- Problem:
Copy, in full, each line of the material that holds the word "standalone".

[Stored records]
++++++

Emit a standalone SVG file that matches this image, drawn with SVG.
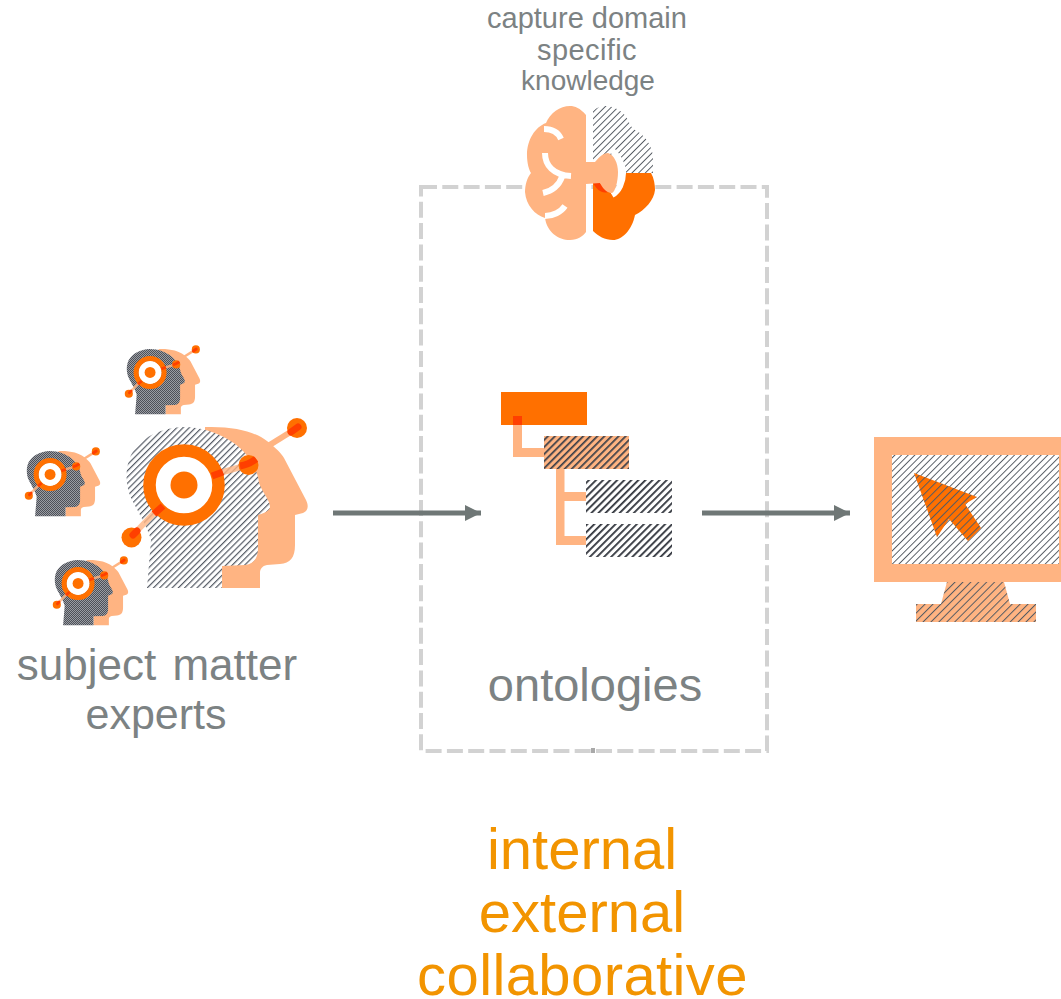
<svg xmlns="http://www.w3.org/2000/svg" xmlns:xlink="http://www.w3.org/1999/xlink" width="1061" height="999" viewBox="0 0 1061 999">
<style>
text{font-family:"Liberation Sans",Arial,sans-serif;text-anchor:middle}
.g{fill:#7c8283}
.o{fill:#f29400;font-size:58px}
.pe{fill:#ffb482}
.or{fill:#ff7000}
.red{stroke:#ff3f00;stroke-width:7;fill:none}
.pl{stroke:#ffb482;stroke-width:6;fill:none}
.wh{stroke:#fff;stroke-width:6;fill:none}
.ar{stroke:#6f7776;stroke-width:5;fill:none}
</style>
<defs>
<pattern id="h" width="4.4" height="4.4" patternUnits="userSpaceOnUse" patternTransform="rotate(45)"><rect width="4.4" height="4.4" fill="#fff"/><rect width="1.2" height="4.4" fill="#555b65"/></pattern>
<pattern id="hd" width="5" height="5" patternUnits="userSpaceOnUse" patternTransform="rotate(45)"><rect width="5" height="5" fill="#fff"/><rect width="1.8" height="5" fill="#30343c"/></pattern>
<pattern id="hs" width="2" height="2" patternUnits="userSpaceOnUse"><rect width="2" height="2" fill="#9a9da3"/><rect width="1" height="1" fill="#4d5058"/><rect x="1" y="1" width="1" height="1" fill="#4d5058"/></pattern>
<pattern id="ht" width="5.600" height="5.600" patternUnits="userSpaceOnUse" patternTransform="rotate(45)"><rect width="1" height="5.600" fill="#555b63"/></pattern>
<pattern id="hw" width="4.700" height="4.700" patternUnits="userSpaceOnUse" patternTransform="rotate(45)"><rect width="4.700" height="4.700" fill="#fff"/><rect width=".95" height="4.700" fill="#555b63"/></pattern>
<pattern id="htd" width="5" height="5" patternUnits="userSpaceOnUse" patternTransform="rotate(45)"><rect width="1.700" height="5" fill="#3a3e48"/></pattern>
<marker id="a" markerUnits="userSpaceOnUse" markerWidth="17" markerHeight="17" refX="16" refY="8" orient="auto"><path d="M0 0L16 8L0 16z" fill="#6f7776"/></marker>
<path id="hp" class="pe" d="M205 427C235 426 255 432 267 441C276 448 281 453 284 458L306 500C309 506 308 511 303 513L295 515L295 545C295 558 290 563 280 564L267 565C262 566 260 569 260 573L260 588L222 588L222 560L205 500z"/>
<path id="hb" fill="url(#h)" d="M147 588L151 540C148 528 137 510 131 498C125 484 125 468 131 455C140 438 160 428 183 427C205 427 225 435 240 448C252 459 258 473 259 483C262 492 270 500 270 507C270 511 262 514 258 515L258 548C258 558 254 564 245 565L222 566L222 588z"/>
<path id="hsm" fill="url(#hs)" d="M8.100 65.200L9.700 45.800C8.500 40.900 4.050 33.600 1.600 28.800C-.8 23.100-.8 16.600 1.600 11.300C5.300 4.500 13.400 .4 22.700 0C31.600 0 39.700 3.200 45.800 8.500C50.600 13 53 18.600 53.500 22.700C54.700 26.300 57.900 29.600 57.900 32.400C57.900 34 54.700 35.200 53.100 35.600L53.100 49C53.100 53 51.400 55.500 47.800 55.900L38.500 56.300L38.500 65.200z"/>
<g id="hr">
<path class="pl" d="M268 446L297 428"/>
<path class="pl" opacity=".8" d="M223 472L248 465M131 537L160 507"/>
<circle cx="184" cy="485" r="29" fill="#fff"/>
<circle cx="184" cy="485" r="34.500" fill="none" stroke="#ff7000" stroke-width="12.500"/>
<circle cx="184" cy="485" r="13.500" class="or"/>
<circle cx="131.500" cy="537.500" r="10" class="or"/>
<circle cx="248.500" cy="465" r="10" class="or"/>
<circle cx="297" cy="428" r="10" class="or"/>
<path class="red" stroke-linecap="round" d="M133 535L137 531"/>
<path class="red" d="M154 514L163 506M212 476L223 472M240 466C247 465 252 462 256 459"/>
<path class="red" stroke-linecap="round" d="M291 432L298 427"/>
</g>
</defs>
<rect width="1061" height="999" fill="#fff"/>
<g id="collaboration-box">
<rect x="421" y="187" width="346" height="564" fill="none" stroke="#d2d2d2" stroke-width="4" stroke-dasharray="16 5.300"/>
<rect x="591" y="748" width="4" height="5" fill="#a9a9a9"/>
</g>
<g id="brain">
<path class="pe" d="M586 115C580 108 575 106 570 106C560 106 550 113 546 123C535 127 527 140 527 155C527 163 529 170 531 173C527 178 525 185 525 192C526 205 535 215 545 218C547 232 558 240 570 240C578 240 583 236 586 232z"/>
<path fill="url(#hw)" d="M593 111C597 107 602 106 607 106C616 107 624 112 628 120C630 125 632 128 635 130C645 135 652 145 653 157L653 173L626 173L618 155L600 158L593 165z"/>
<path class="or" d="M593 183L600 183L612 194L626 173L651 173C654 178 655 185 655 190C654 200 645 210 635 215C632 230 622 240 613 240C605 240 598 236 593 231z"/>
<path fill="#ff3f00" d="M593 183L600 183L608 192C602 194 597 190 593 183z"/>
<path class="wh" d="M612 150C620 158 623 166 623 173C623 182 619 191 612 195"/>
<path class="pe" d="M586 162L595 162C600 156 604 153 608 153C614 155 618 163 618 172C618 182 615 192 612 193C606 193 602 187 600 183L586 184z"/>
<path class="wh" d="M544 129C552 129 558 132 561 139M545 153C545 165 553 175 571 176M562 177C559 185 552 191 543 193M545 216C553 216 561 212 565 206"/>
</g>
<g id="experts">
<g id="expert-main"><use href="#hp"/><use href="#hb"/><use href="#hr"/></g>
<g id="expert-1" transform="translate(127 349)"><g transform="scale(.405) translate(-127 -427)"><use href="#hp"/></g><use href="#hsm"/><g transform="scale(.405) translate(-127 -427)"><use href="#hr"/></g></g>
<g id="expert-2" transform="translate(27 451)"><g transform="scale(.405) translate(-127 -427)"><use href="#hp"/></g><use href="#hsm"/><g transform="scale(.405) translate(-127 -427)"><use href="#hr"/></g></g>
<g id="expert-3" transform="translate(55 560)"><g transform="scale(.405) translate(-127 -427)"><use href="#hp"/></g><use href="#hsm"/><g transform="scale(.405) translate(-127 -427)"><use href="#hr"/></g></g>
</g>
<g id="connectors">
<path class="ar" marker-end="url(#a)" d="M333 513L481 513"/>
<path class="ar" marker-end="url(#a)" d="M702 513L850 513"/>
<path class="pe" d="M513 416h9v32h22v9h-31zM556 469h8.500v23H586v9h-21.500v35H586v9h-30z"/>
</g>
<g id="ontology">
<rect x="501" y="392" width="86" height="33" class="or"/>
<rect x="513" y="416" width="9" height="9" fill="#ff3f00"/>
<rect x="544" y="436" width="85" height="33" class="pe"/>
<rect x="544" y="436" width="85" height="33" fill="url(#htd)"/>
<rect x="586" y="480" width="86" height="33" fill="url(#hd)"/>
<rect x="586" y="524" width="86" height="33" fill="url(#hd)"/>
</g>
<g id="monitor">
<path class="pe" d="M947 582L1004 582L1010 604L1036 604L1036 622L916 622L916 604L941 604z"/>
<path fill="url(#ht)" d="M947 582L1004 582L1010 604L1036 604L1036 622L916 622L916 604L941 604z"/>
<rect x="874" y="437" width="187" height="145" class="pe"/>
<rect x="892" y="455" width="167" height="109" fill="url(#hw)"/>
<path class="or" d="M914 473L977 497L965 504L981 528L968 541L949 519L937 537z"/>
<path fill="url(#ht)" d="M914 473L977 497L965 504L981 528L968 541L949 519L937 537z"/>
</g>
<g id="labels">
<text class="g" x="587" y="28" font-size="29">capture domain</text>
<text class="g" x="587" y="60" font-size="29" letter-spacing=".4">specific</text>
<text class="g" x="588" y="90" font-size="28">knowledge</text>
<text class="g" x="157" y="680" font-size="44" word-spacing="4">subject matter</text>
<text class="g" x="156" y="729" font-size="43">experts</text>
<text class="g" x="595" y="701" font-size="47">ontologies</text>
<text class="o" x="582" y="869">internal</text>
<text class="o" x="582" y="932">external</text>
<text class="o" x="582.500" y="994.500" letter-spacing=".4">collaborative</text>
</g>
</svg>
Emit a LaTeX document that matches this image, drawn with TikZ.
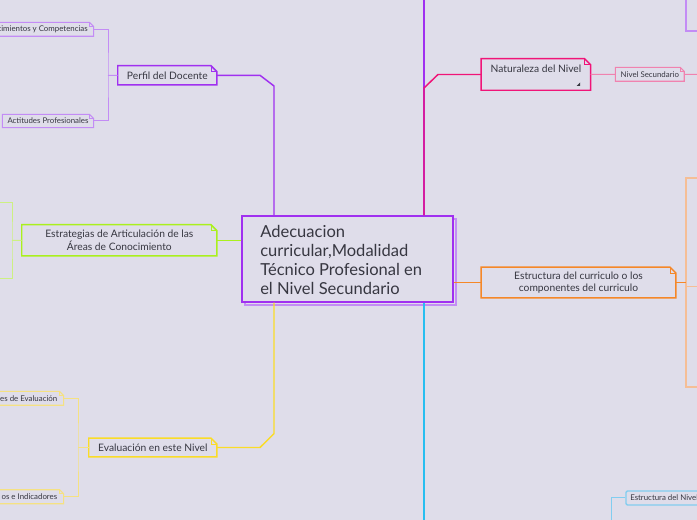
\documentclass[tikz,border=0pt]{standalone}
\usepackage{fontspec}
\setmainfont{Lato}
\usetikzlibrary{calc,fit}
\definecolor{bg}{RGB}{223,221,234}
\definecolor{txt}{RGB}{55,55,65}
\definecolor{pur}{RGB}{160,48,240}
\definecolor{purL}{RGB}{195,140,245}
\definecolor{pnk}{RGB}{240,20,120}
\definecolor{pnkL}{RGB}{240,130,175}
\definecolor{org}{RGB}{245,135,40}
\definecolor{orgL}{RGB}{245,190,150}
\definecolor{cya}{RGB}{40,190,240}
\definecolor{cyaL}{RGB}{130,205,240}
\definecolor{grn}{RGB}{170,240,30}
\definecolor{grnL}{RGB}{205,240,130}
\definecolor{yel}{RGB}{250,220,40}
\definecolor{yelL}{RGB}{245,225,130}
\newcommand\dogframe[3]{%
  \draw[#2] (#1.north west) -- ($(#1.north east)+(-#3,0)$) -- ($(#1.north east)+(0,#3)$) -- (#1.south east) -- (#1.south west) -- cycle;
  \draw[#2,line width=0.5pt] ($(#1.north east)+(-#3,0)$) |- ($(#1.north east)+(0,#3)$);}
\begin{document}
\begin{tikzpicture}[x=0.75pt,y=-0.75pt,
  box/.style={inner sep=0pt,draw=none},
  lbl/.style={inner sep=0pt,text=txt,align=center},
  bigfont/.style={font=\fontsize{7.7}{9.5}\selectfont},
  smallfont/.style={font=\fontsize{5.9}{7}\selectfont},
  mainline/.style={line width=1.1pt},
  subline/.style={line width=0.75pt},
  mainframe/.style={line width=1.1pt},
  subframe/.style={line width=0.8pt}]
\useasboundingbox (0,0) rectangle (697,520);
\fill[bg] (0,0) rectangle (697,520);
\clip (0,0) rectangle (697,520);

% ---------- coordinates for free ends
\coordinate (topend) at (424,0);
\coordinate (botend) at (424,520);
\coordinate (pkink1) at (260,75.3);
\coordinate (pkink2) at (274,86);
\coordinate (nkink1) at (424,88);
\coordinate (nkink2) at (438,74.5);
\coordinate (ekink1) at (260,447.5);
\coordinate (ekink2) at (274,433.7);

% ---------- central node
\draw[purL,line width=1pt,fill=bg] (245,219) rectangle (456,305);
\node[box,fit={(242,216) (453,302)},draw=pur,line width=1.1pt,fill=bg] (main) {};
\node[anchor=west,align=left,text=txt,inner sep=0pt,
      font=\fontsize{12.4}{14.25}\selectfont] (maintext) at (260,260)
  {Adecuacion\\curricular,Modalidad\\Técnico Profesional en\\el Nivel Secundario};

% ---------- main branch nodes
\node[box,fit={(118,66) (216.7,84.7)}] (perfil) {};
\node[lbl,bigfont] (perfiltext) at (perfil.center) {Perfil del Docente};
\node[box,fit={(22,225) (216.7,255.7)}] (estrat) {};
\node[lbl,bigfont] (estrattext) at (estrat.center) {Estrategias de Articulación de las\\Áreas de Conocimiento};
\node[box,fit={(89,438.3) (216.7,456.7)}] (eval) {};
\node[lbl,bigfont] (evaltext) at (eval.center) {Evaluación en este Nivel};
\node[box,fit={(481.3,59) (590.3,90)}] (natur) {};
\node[lbl,bigfont] (naturtext) at (536,68.5) {Naturaleza del Nivel};
\node[box,fit={(481.3,267.3) (675.7,297.7)}] (estr) {};
\node[lbl,bigfont] (estrtext) at (estr.center) {Estructura del curriculo o los\\componentes del curriculo};

% ---------- sub nodes
\node[box,fit={(-10,22.7) (93.3,36)}] (conoc) {};
\node[lbl,smallfont,anchor=east] (conoctext) at (88,29.5) {cimientos y Competencias};
\node[box,fit={(2.7,114.7) (93.3,127.3)}] (actit) {};
\node[lbl,smallfont] (actittext) at (actit.center) {Actitudes Profesionales};
\node[box,fit={(-10,391.7) (63.3,405)}] (evalA) {};
\node[lbl,smallfont,anchor=east] (evalAtext) at (57.5,398.3) {es de Evaluación};
\node[box,fit={(-10,490) (63.3,503.5)}] (evalB) {};
\node[lbl,smallfont,anchor=east] (evalBtext) at (57.5,496.8) {os e Indicadores};
\node[box,fit={(615.7,67.7) (684,81)}] (nivsec) {};
\node[lbl,smallfont] (nivsectext) at (nivsec.center) {Nivel Secundario};
\node[box,fit={(626,491) (712,505)},draw=cyaL,line width=1.1pt,rounded corners=1pt] (nivel) {};
\node[lbl,smallfont,anchor=west] (niveltext) at (630,498) {Estructura del Nivel};
\node[box,fit={(686,-10) (712,31)},draw=purL,line width=1pt] (topnode) {};
\node[box,fit={(686,178) (712,286.5)},draw=orgL,line width=1pt] (estrA) {};
\node[box,fit={(686,286.5) (712,387)},draw=orgL,line width=1pt] (estrB) {};

% ---------- connectors of main branches
\draw[pur,mainline] (topend) -- (main.north -| topend);
\draw[pur,mainline] (perfil.east) -- (pkink1) -- (pkink2) -- (main.north -| pkink2);
\draw[pnk,mainline] (main.north -| nkink1) -- (nkink1) -- (nkink2) -- (natur.west);
\draw[org,mainline] (estr.west -| main.east) -- (estr.west);
\draw[cya,mainline] (main.south -| botend) -- (botend);
\draw[grn,mainline] (estrat.east -| main.west) -- (estrat.east);
\draw[yel,mainline] (eval.east) -- (ekink1) -- (ekink2) -- (main.south -| ekink2);

% ---------- frames of main branch nodes
\dogframe{perfil}{pur,mainframe}{6}
\dogframe{estrat}{grn,mainframe}{6}
\dogframe{eval}{yel,mainframe}{6}
\dogframe{natur}{pnk,mainframe}{6}
\dogframe{estr}{org,mainframe}{6}
\fill[txt] (580,82.5) -- (580,86) -- (576.5,86) -- cycle;

% ---------- sub connectors
\coordinate (pb) at (108,75.3);
\draw[purL,subline] (perfil.west) -- (pb);
\draw[purL,subline] (conoc.east) -| (pb) |- (actit.east);
\coordinate (gb) at (12,240.3);
\draw[grnL,subline] (estrat.west) -- (gb);
\coordinate (gtop) at (-2,202.7);
\coordinate (gbot) at (-2,278.7);
\draw[grnL,subline] (gtop) -| (gb) |- (gbot);
\coordinate (yb) at (78,447.5);
\draw[yelL,subline] (eval.west) -- (yb);
\draw[yelL,subline] (evalA.east) -| (yb) |- (evalB.east);
\coordinate (nsend) at (700,74.3);
\draw[pnkL,subline] (natur.east) -- (nivsec.west);
\draw[pnkL,subline] (nivsec.east) -- (nsend);
\coordinate (ob) at (686,282.5);
\draw[org,subline] (estr.east) -- (ob);
\coordinate (cb) at (611,520);
\draw[cyaL,subline] (nivel.west) -| (cb);

% ---------- frames of sub nodes
\dogframe{conoc}{purL,subframe}{4}
\dogframe{actit}{purL,subframe}{4}
\dogframe{evalA}{yelL,subframe}{4}
\dogframe{evalB}{yelL,subframe}{4}
\dogframe{nivsec}{pnkL,subframe}{4}
\end{tikzpicture}
\end{document}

++++++

- Completed task:
Emit a standalone SVG file that matches this image, drawn with SVG.
\documentclass[tikz,border=0pt]{standalone}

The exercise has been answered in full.